_BRIEF_:
Below are some records. Retype exactly the lines from the one containing "Reproduce this chart with matplotlib." through the one containing "ax = fig.add_axes([94.5", both included, skipping every picture.

##### STORED RECORDS

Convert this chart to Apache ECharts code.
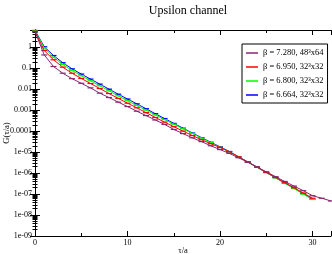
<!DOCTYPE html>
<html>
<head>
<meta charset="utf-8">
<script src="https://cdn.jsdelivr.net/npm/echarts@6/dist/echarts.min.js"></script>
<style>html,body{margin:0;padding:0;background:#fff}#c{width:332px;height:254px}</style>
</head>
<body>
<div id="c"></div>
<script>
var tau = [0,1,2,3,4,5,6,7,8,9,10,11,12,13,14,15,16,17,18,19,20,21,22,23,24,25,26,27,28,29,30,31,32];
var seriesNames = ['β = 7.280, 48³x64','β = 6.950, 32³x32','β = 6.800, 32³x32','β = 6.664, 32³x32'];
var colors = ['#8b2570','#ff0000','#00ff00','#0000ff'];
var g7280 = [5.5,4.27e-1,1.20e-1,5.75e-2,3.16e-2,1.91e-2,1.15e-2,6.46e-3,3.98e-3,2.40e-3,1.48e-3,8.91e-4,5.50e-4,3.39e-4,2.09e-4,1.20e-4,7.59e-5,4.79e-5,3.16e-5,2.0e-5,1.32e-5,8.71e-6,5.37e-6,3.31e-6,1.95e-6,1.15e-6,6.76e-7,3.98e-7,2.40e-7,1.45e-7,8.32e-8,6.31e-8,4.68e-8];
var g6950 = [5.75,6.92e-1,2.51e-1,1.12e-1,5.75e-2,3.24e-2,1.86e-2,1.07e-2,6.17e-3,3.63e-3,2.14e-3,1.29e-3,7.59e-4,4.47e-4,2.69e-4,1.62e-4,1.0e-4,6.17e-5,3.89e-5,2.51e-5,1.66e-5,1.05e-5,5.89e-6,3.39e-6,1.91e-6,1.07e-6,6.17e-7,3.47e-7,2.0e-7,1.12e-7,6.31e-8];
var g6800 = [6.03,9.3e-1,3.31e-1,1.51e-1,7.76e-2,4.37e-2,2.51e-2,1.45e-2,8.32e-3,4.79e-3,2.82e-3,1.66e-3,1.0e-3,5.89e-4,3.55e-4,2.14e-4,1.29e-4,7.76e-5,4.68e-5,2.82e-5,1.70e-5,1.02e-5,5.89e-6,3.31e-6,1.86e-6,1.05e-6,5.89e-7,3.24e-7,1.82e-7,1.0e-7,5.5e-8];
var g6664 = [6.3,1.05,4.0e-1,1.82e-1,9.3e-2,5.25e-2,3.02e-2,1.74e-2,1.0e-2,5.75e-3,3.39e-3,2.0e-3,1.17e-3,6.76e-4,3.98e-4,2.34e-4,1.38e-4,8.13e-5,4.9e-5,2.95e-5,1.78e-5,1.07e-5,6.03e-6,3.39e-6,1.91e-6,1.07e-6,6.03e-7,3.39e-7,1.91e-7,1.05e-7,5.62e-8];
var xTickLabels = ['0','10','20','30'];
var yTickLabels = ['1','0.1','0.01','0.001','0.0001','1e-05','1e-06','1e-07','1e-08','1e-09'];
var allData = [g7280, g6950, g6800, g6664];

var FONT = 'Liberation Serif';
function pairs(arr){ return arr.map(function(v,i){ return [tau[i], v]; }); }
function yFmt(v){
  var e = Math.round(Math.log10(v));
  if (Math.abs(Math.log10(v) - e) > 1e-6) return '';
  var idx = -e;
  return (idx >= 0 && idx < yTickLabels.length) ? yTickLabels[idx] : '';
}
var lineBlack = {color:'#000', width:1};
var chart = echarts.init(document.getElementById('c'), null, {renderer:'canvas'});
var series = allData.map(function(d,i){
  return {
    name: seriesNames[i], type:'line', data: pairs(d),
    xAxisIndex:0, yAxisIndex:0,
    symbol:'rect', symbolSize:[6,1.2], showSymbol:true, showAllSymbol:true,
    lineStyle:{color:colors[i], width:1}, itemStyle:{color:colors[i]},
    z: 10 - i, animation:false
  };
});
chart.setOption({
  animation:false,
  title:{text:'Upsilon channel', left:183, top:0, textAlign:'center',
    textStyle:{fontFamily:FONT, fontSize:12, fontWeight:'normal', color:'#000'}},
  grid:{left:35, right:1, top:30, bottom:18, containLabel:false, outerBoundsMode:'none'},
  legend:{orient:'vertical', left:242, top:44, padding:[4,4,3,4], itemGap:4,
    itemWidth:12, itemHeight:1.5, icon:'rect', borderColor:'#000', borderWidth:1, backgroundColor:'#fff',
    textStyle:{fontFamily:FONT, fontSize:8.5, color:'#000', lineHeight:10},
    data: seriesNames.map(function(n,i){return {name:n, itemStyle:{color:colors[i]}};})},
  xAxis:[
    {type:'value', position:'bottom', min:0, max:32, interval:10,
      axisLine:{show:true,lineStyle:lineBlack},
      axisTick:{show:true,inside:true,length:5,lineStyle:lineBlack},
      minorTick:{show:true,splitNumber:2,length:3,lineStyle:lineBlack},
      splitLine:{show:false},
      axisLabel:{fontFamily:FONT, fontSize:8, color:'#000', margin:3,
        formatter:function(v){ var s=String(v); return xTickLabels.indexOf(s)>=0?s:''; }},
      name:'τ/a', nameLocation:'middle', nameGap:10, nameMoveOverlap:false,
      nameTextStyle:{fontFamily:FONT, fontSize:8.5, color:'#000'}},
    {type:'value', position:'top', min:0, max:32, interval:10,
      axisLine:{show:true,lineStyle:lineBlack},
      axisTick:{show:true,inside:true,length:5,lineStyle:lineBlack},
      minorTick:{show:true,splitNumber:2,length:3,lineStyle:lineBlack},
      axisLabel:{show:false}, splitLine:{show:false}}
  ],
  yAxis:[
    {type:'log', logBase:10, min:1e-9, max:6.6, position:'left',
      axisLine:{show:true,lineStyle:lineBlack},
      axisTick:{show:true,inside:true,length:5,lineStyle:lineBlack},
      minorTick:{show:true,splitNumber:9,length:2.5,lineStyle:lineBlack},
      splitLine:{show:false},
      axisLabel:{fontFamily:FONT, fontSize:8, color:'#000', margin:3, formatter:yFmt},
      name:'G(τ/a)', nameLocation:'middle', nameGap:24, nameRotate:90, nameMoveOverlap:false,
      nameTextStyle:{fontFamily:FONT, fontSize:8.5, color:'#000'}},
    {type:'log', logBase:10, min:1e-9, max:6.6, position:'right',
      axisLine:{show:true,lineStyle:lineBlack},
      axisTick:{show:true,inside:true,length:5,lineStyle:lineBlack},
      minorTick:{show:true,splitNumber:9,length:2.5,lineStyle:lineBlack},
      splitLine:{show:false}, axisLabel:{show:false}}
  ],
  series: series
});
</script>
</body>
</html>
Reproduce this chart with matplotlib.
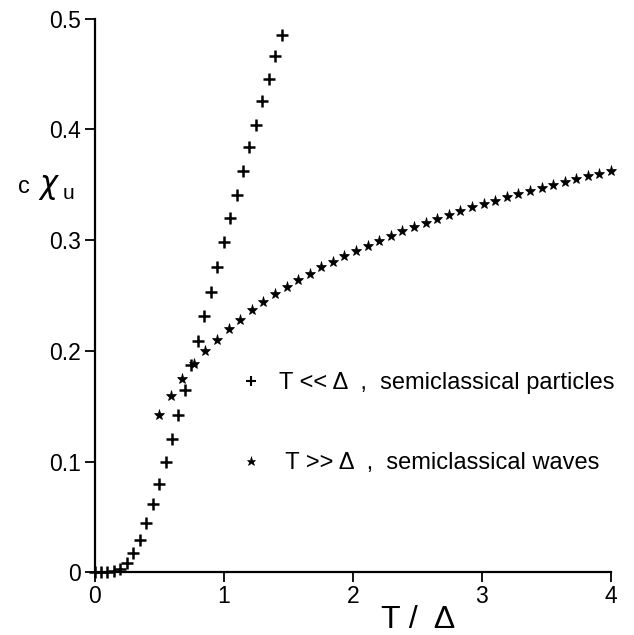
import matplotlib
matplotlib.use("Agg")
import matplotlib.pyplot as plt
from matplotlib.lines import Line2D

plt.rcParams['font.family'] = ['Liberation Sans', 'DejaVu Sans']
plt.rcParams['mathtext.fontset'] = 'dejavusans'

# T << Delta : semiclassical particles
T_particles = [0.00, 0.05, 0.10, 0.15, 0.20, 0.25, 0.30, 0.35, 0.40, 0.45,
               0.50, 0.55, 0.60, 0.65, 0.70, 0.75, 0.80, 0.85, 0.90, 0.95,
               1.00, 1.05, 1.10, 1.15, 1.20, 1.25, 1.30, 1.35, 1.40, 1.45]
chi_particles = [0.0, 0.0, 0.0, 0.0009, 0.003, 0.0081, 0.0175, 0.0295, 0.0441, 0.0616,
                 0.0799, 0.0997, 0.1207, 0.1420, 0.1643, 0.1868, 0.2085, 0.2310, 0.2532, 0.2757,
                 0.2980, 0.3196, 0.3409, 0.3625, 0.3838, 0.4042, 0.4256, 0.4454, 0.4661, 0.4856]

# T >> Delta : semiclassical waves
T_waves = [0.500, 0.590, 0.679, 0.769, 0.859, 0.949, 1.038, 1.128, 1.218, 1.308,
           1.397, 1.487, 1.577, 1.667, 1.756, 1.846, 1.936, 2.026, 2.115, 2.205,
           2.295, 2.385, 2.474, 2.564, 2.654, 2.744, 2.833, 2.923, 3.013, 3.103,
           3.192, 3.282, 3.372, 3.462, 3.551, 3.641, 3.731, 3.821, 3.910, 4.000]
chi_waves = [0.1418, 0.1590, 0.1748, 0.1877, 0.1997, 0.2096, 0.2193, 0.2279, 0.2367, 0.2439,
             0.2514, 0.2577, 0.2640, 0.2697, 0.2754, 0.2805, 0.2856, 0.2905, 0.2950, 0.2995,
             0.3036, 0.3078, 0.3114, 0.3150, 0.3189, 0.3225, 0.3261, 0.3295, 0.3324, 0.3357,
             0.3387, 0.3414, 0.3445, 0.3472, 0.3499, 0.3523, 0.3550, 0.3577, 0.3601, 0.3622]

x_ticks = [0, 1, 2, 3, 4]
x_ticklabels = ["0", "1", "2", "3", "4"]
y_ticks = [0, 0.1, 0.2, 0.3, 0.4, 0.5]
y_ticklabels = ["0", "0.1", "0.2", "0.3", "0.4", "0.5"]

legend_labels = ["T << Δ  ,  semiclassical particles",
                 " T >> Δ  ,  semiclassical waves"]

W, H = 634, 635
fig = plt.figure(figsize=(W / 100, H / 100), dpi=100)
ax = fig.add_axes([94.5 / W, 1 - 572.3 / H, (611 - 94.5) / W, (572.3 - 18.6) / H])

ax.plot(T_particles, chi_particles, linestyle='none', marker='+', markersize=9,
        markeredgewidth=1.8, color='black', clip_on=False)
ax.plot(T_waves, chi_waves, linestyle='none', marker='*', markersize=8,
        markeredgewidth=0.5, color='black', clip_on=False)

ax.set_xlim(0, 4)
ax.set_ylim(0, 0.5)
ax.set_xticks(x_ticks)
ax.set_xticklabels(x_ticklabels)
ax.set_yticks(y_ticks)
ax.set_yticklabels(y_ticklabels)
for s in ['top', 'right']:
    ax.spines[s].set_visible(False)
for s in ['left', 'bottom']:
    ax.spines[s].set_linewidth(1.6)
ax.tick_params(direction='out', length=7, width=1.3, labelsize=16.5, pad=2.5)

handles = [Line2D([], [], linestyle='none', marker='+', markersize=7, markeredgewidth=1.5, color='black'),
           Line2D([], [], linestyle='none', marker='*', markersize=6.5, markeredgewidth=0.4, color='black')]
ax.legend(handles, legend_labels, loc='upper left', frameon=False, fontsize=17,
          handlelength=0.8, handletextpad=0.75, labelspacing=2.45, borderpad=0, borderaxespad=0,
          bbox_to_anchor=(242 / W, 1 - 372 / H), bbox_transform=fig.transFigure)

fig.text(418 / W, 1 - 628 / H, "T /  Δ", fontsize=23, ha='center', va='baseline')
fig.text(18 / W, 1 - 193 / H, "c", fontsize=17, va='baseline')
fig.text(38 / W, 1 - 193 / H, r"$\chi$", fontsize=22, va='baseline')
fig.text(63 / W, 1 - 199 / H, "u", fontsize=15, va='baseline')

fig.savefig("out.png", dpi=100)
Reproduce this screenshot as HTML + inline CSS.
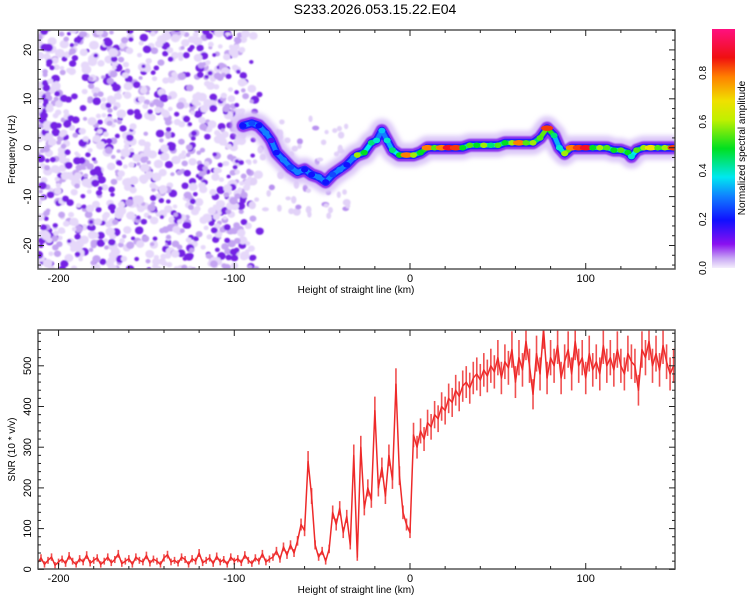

##########

_THE COMPLETED TASK_:
Reproduce this chart with matplotlib.
import matplotlib
matplotlib.use("Agg")
import matplotlib.pyplot as plt
from matplotlib.lines import Line2D

plt.rcParams['font.family'] = ['Liberation Sans', 'DejaVu Sans']
plt.rcParams['mathtext.fontset'] = 'dejavusans'

# T << Delta : semiclassical particles
T_particles = [0.00, 0.05, 0.10, 0.15, 0.20, 0.25, 0.30, 0.35, 0.40, 0.45,
               0.50, 0.55, 0.60, 0.65, 0.70, 0.75, 0.80, 0.85, 0.90, 0.95,
               1.00, 1.05, 1.10, 1.15, 1.20, 1.25, 1.30, 1.35, 1.40, 1.45]
chi_particles = [0.0, 0.0, 0.0, 0.0009, 0.003, 0.0081, 0.0175, 0.0295, 0.0441, 0.0616,
                 0.0799, 0.0997, 0.1207, 0.1420, 0.1643, 0.1868, 0.2085, 0.2310, 0.2532, 0.2757,
                 0.2980, 0.3196, 0.3409, 0.3625, 0.3838, 0.4042, 0.4256, 0.4454, 0.4661, 0.4856]

# T >> Delta : semiclassical waves
T_waves = [0.500, 0.590, 0.679, 0.769, 0.859, 0.949, 1.038, 1.128, 1.218, 1.308,
           1.397, 1.487, 1.577, 1.667, 1.756, 1.846, 1.936, 2.026, 2.115, 2.205,
           2.295, 2.385, 2.474, 2.564, 2.654, 2.744, 2.833, 2.923, 3.013, 3.103,
           3.192, 3.282, 3.372, 3.462, 3.551, 3.641, 3.731, 3.821, 3.910, 4.000]
chi_waves = [0.1418, 0.1590, 0.1748, 0.1877, 0.1997, 0.2096, 0.2193, 0.2279, 0.2367, 0.2439,
             0.2514, 0.2577, 0.2640, 0.2697, 0.2754, 0.2805, 0.2856, 0.2905, 0.2950, 0.2995,
             0.3036, 0.3078, 0.3114, 0.3150, 0.3189, 0.3225, 0.3261, 0.3295, 0.3324, 0.3357,
             0.3387, 0.3414, 0.3445, 0.3472, 0.3499, 0.3523, 0.3550, 0.3577, 0.3601, 0.3622]

x_ticks = [0, 1, 2, 3, 4]
x_ticklabels = ["0", "1", "2", "3", "4"]
y_ticks = [0, 0.1, 0.2, 0.3, 0.4, 0.5]
y_ticklabels = ["0", "0.1", "0.2", "0.3", "0.4", "0.5"]

legend_labels = ["T << Δ  ,  semiclassical particles",
                 " T >> Δ  ,  semiclassical waves"]

W, H = 634, 635
fig = plt.figure(figsize=(W / 100, H / 100), dpi=100)
ax = fig.add_axes([94.5 / W, 1 - 572.3 / H, (611 - 94.5) / W, (572.3 - 18.6) / H])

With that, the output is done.